Vudu Abdurrahman menambahkan bahwa proses penulisan buku ini melibatkan banyak pihak yang membantu. Mulai dari memindahkan tulisan ke laptop, merevisi, dan lain sebagainya. Vudu juga menceritakan bahwa ketika pertama kali bertemu dengan Suplan, ia berkata bahwa dirinya sudah tua dan merasa perlu menyiapkan sesuatu yang bermanfaat sebelum dijemput maut. Oleh karena itu, ada korelasi antara judul buku dan perasaan Suplan tentang akhir hidupnya.
Menurut Vudu, di usia yang sudah senja, merawat memori memang sulit, namun Suplan berhasil melakukannya berkat didikan dari ibunya. Suplan mengenang bagaimana saat kecil ia sering disuruh untuk membeli sesuatu atau mendengar cerita sebelum tidur dari ibunya. Kenangan-kenangan inilah yang secara tidak langsung menempel di memorinya dan banyak diceritakan dalam buku.

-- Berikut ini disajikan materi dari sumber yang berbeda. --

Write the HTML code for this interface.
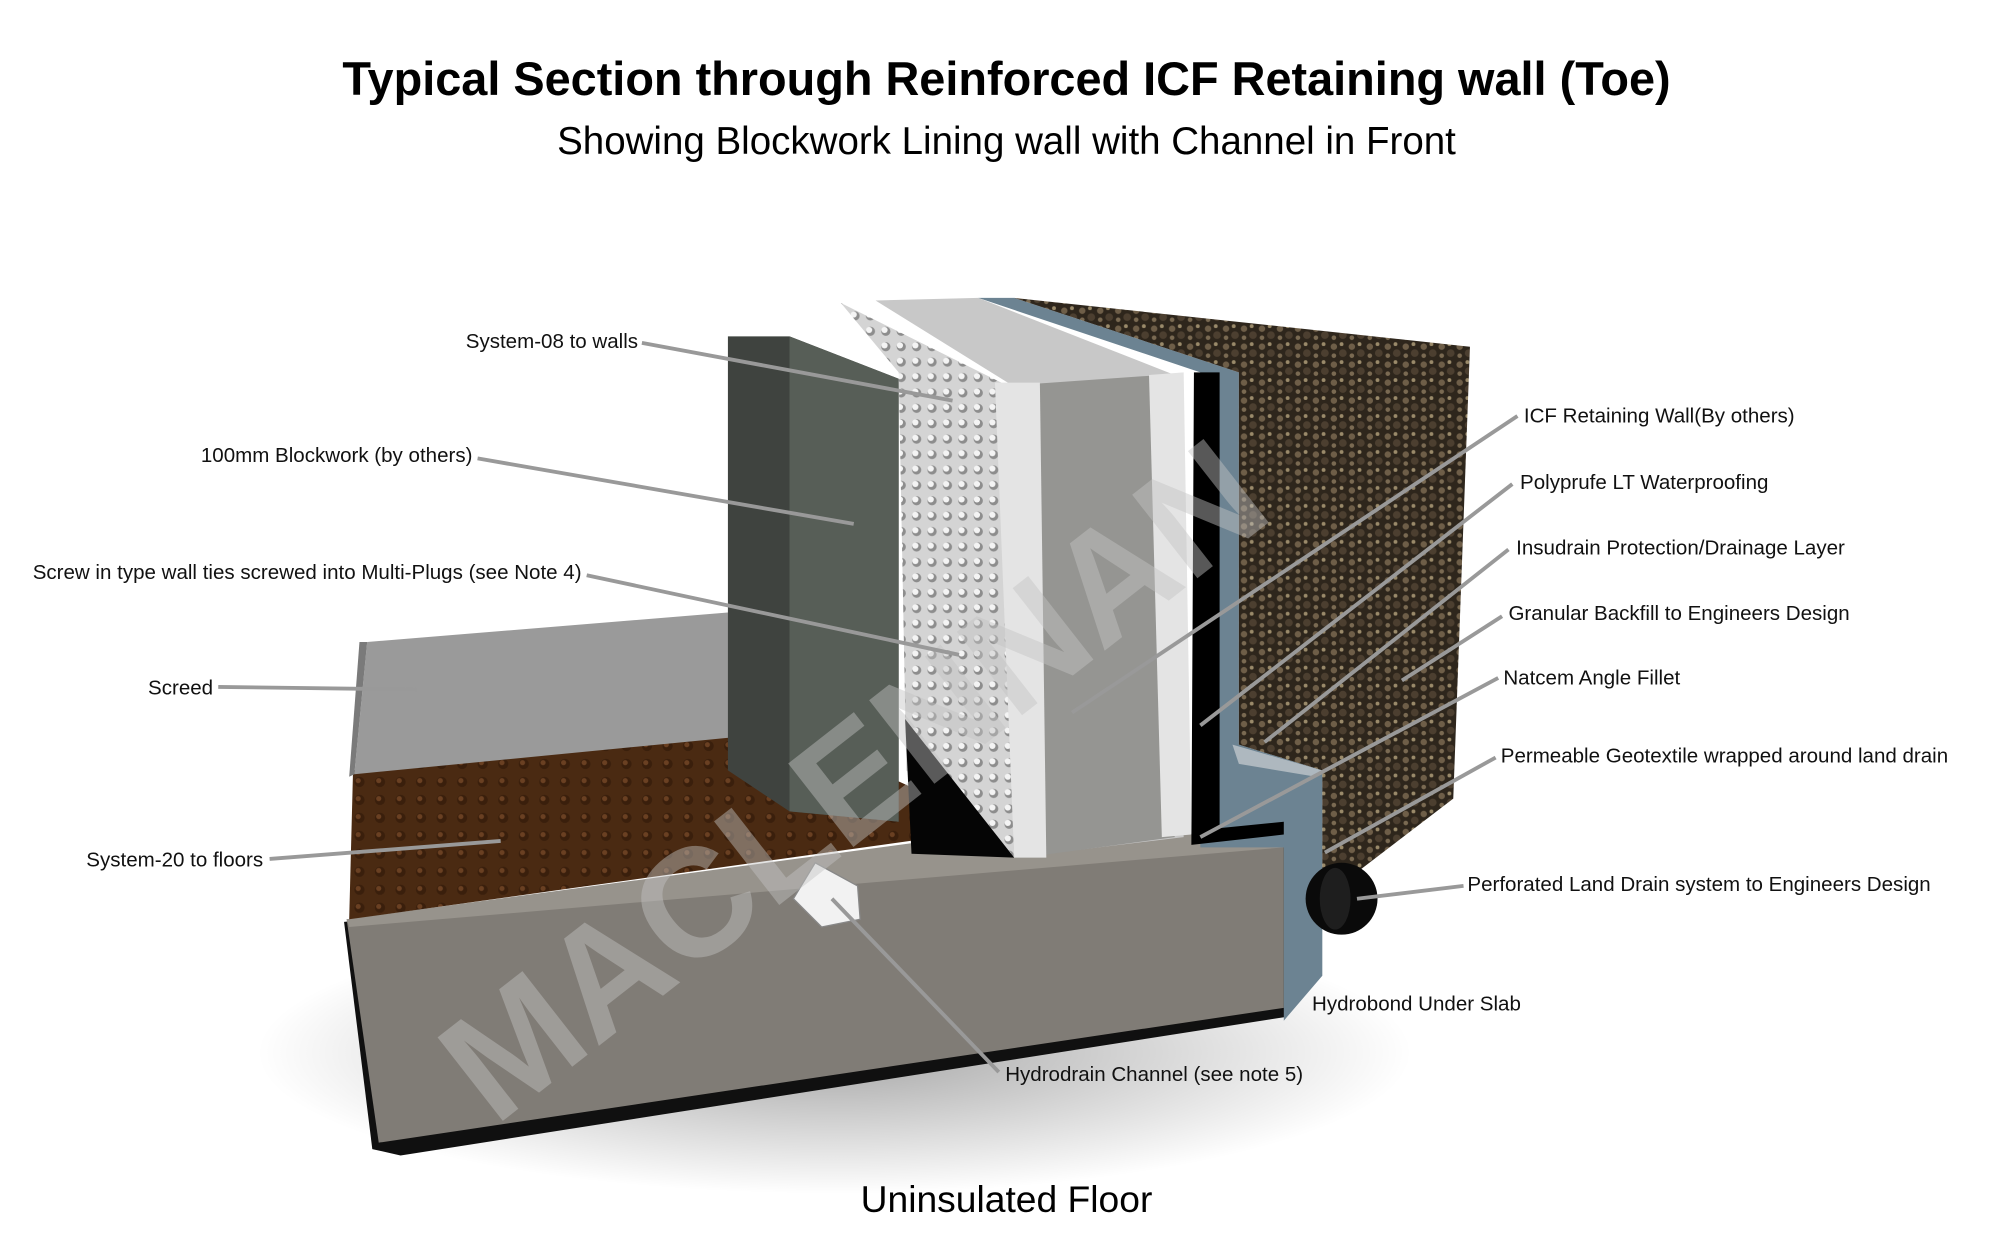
<!DOCTYPE html>
<html><head><meta charset="utf-8"><style>
html,body{margin:0;padding:0;background:#fff;}
svg{display:block}
text{font-family:"Liberation Sans",sans-serif;}
</style></head><body>
<svg width="2013" height="1248" viewBox="0 0 1568 972" xmlns="http://www.w3.org/2000/svg">
<defs>
<pattern id="dimp" width="12" height="12" patternUnits="userSpaceOnUse">
<rect width="12" height="12" fill="#d4d4d4"/><circle cx="6" cy="6" r="3.6" fill="#8d8d8d"/><circle cx="5" cy="5" r="2.4" fill="#f4f4f4"/>
</pattern>
<pattern id="grav" width="14" height="14" patternUnits="userSpaceOnUse">
<rect width="14" height="14" fill="#2e261c"/><circle cx="3" cy="4" r="2.5" fill="#6e5e48"/><circle cx="10" cy="9" r="3" fill="#4c3f30"/><circle cx="9" cy="2" r="1.5" fill="#9a8a6a"/><circle cx="3" cy="11" r="1.8" fill="#7a6a52"/>
</pattern>
<pattern id="brn" width="16" height="14" patternUnits="userSpaceOnUse">
<rect width="16" height="14" fill="#4a2a12"/><circle cx="8" cy="7" r="4" fill="#3a1f0c"/><circle cx="7" cy="6" r="2" fill="#6a4022"/>
</pattern>
<radialGradient id="sh" cx="0.5" cy="0.5" r="0.5"><stop offset="0" stop-color="#000" stop-opacity="0.35"/><stop offset="1" stop-color="#000" stop-opacity="0"/></radialGradient>
</defs>
<rect width="1568" height="972" fill="#fff"/>
<text x="784" y="74" font-size="36.5" font-weight="bold" text-anchor="middle">Typical Section through Reinforced ICF Retaining wall (Toe)</text>
<text x="784" y="120" font-size="30" text-anchor="middle">Showing Blockwork Lining wall with Channel in Front</text>
<text x="784" y="944" font-size="29" text-anchor="middle">Uninsulated Floor</text>

<ellipse cx="650" cy="820" rx="450" ry="110" fill="url(#sh)"/>
<polygon points="268,718 1002,652 1002,792 312,900 290,895" fill="#101010"/>
<polygon points="270,716 1000,650 1000,785 295,890" fill="#807c76"/>
<polygon points="270,716 775,648 1000,650 1000,660 272,722" fill="#97938c"/>
<polygon points="275,600 615,570 780,645 272,716" fill="url(#brn)"/>
<polygon points="286,500 580,476 615,570 276,603" fill="#9a9a9a"/>
<polygon points="276,603 286,500 280,500 272,605" fill="#7a7a7a"/>
<polygon points="567,262 615,262 700,295 700,640 615,632 567,600" fill="#3f433f"/>
<polygon points="615,262 700,295 700,640 615,632" fill="#575e57"/>
<polygon points="655,236 780,298 790,668 760,655 706,600 700,290" fill="url(#dimp)"/>
<polygon points="705,560 790,668 710,665" fill="#050505"/>
<polygon points="682,234 762,232 915,292 922,652 790,668 785,298" fill="#c8c8c8"/>
<polygon points="790,300 905,292 915,652 797,668" fill="#959592"/>
<polygon points="775,298 810,298 815,668 790,668" fill="#e4e4e4"/>
<polygon points="895,292 922,290 928,650 905,652" fill="#e4e4e4"/>
<polygon points="762,232 790,232 965,290 965,580 1030,600 1030,760 1000,795 1000,660 935,660 935,290" fill="#6c8392"/>
<polygon points="930,290 950,290 950,645 1000,640 1000,650 928,658" fill="#000"/>
<polygon points="960,580 1030,600 1025,605 965,595" fill="#aeb8bf"/>
<polygon points="790,232 1145,270 1132,622 1030,700 1030,600 965,580 965,290" fill="url(#grav)"/>
<circle cx="1045" cy="700" r="28" fill="#0a0a0a"/>
<ellipse cx="1040" cy="700" rx="12" ry="24" fill="#1e1e1e"/>
<polygon points="618,700 635,672 668,690 670,716 640,722" fill="#f2f2f2" stroke="#888"/>
<text x="690" y="640" font-size="120" font-weight="bold" fill="#c4c4c4" fill-opacity="0.45" text-anchor="middle" transform="rotate(-38 690 640)">MACLENNAN</text>

<g stroke="#999" stroke-width="3" fill="none">
<line x1="500" y1="267" x2="742" y2="312"/>
<line x1="372" y1="357" x2="665" y2="408"/>
<line x1="457" y1="448" x2="747" y2="510"/>
<line x1="170" y1="535" x2="325" y2="537"/>
<line x1="210" y1="669" x2="390" y2="655"/>
<line x1="1182" y1="324" x2="835" y2="555"/>
<line x1="1178" y1="377" x2="935" y2="565"/>
<line x1="1175" y1="428" x2="985" y2="578"/>
<line x1="1170" y1="480" x2="1092" y2="530"/>
<line x1="1167" y1="528" x2="935" y2="652"/>
<line x1="1165" y1="590" x2="1032" y2="664"/>
<line x1="1140" y1="690" x2="1057" y2="700"/>
<line x1="778" y1="835" x2="648" y2="700"/>
</g>
<g font-size="16" fill="#111">
<text x="497" y="271" text-anchor="end">System-08 to walls</text>
<text x="368" y="360" text-anchor="end">100mm Blockwork (by others)</text>
<text x="453" y="451" text-anchor="end">Screw in type wall ties screwed into Multi-Plugs (see Note 4)</text>
<text x="166" y="541" text-anchor="end">Screed</text>
<text x="205" y="675" text-anchor="end">System-20 to floors</text>
<text x="1187" y="329">ICF Retaining Wall(By others)</text>
<text x="1184" y="381">Polyprufe LT Waterproofing</text>
<text x="1181" y="432">Insudrain Protection/Drainage Layer</text>
<text x="1175" y="483">Granular Backfill to Engineers Design</text>
<text x="1171" y="533">Natcem Angle Fillet</text>
<text x="1169" y="594">Permeable Geotextile wrapped around land drain</text>
<text x="1143" y="694">Perforated Land Drain system to Engineers Design</text>
<text x="1022" y="787">Hydrobond Under Slab</text>
<text x="783" y="842">Hydrodrain Channel (see  note 5)</text>
</g>
</svg>
</body></html>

Diskusi ini memberikan wawasan tentang proses kreatif dan tantangan yang dihadapi oleh penulis yang berusia lanjut. “Senja Yang Tersisa” bukan hanya sebuah buku, melainkan juga sebuah warisan dari Suplan Azhari yang berharap untuk tetap dikenang dan dihargai.
Pesan dari diskusi ini adalah bahwa menulis bisa menjadi cara untuk merawat memori dan menyampaikan warisan kepada generasi mendatang, terlepas dari usia atau keterbatasan teknologi.
Perayaan HUT ke-19 Forum TBM melalui diskusi buku ini berhasil menginspirasi para peserta untuk tetap semangat menulis dan berbagi cerita, serta memperkuat budaya literasi di Indonesia.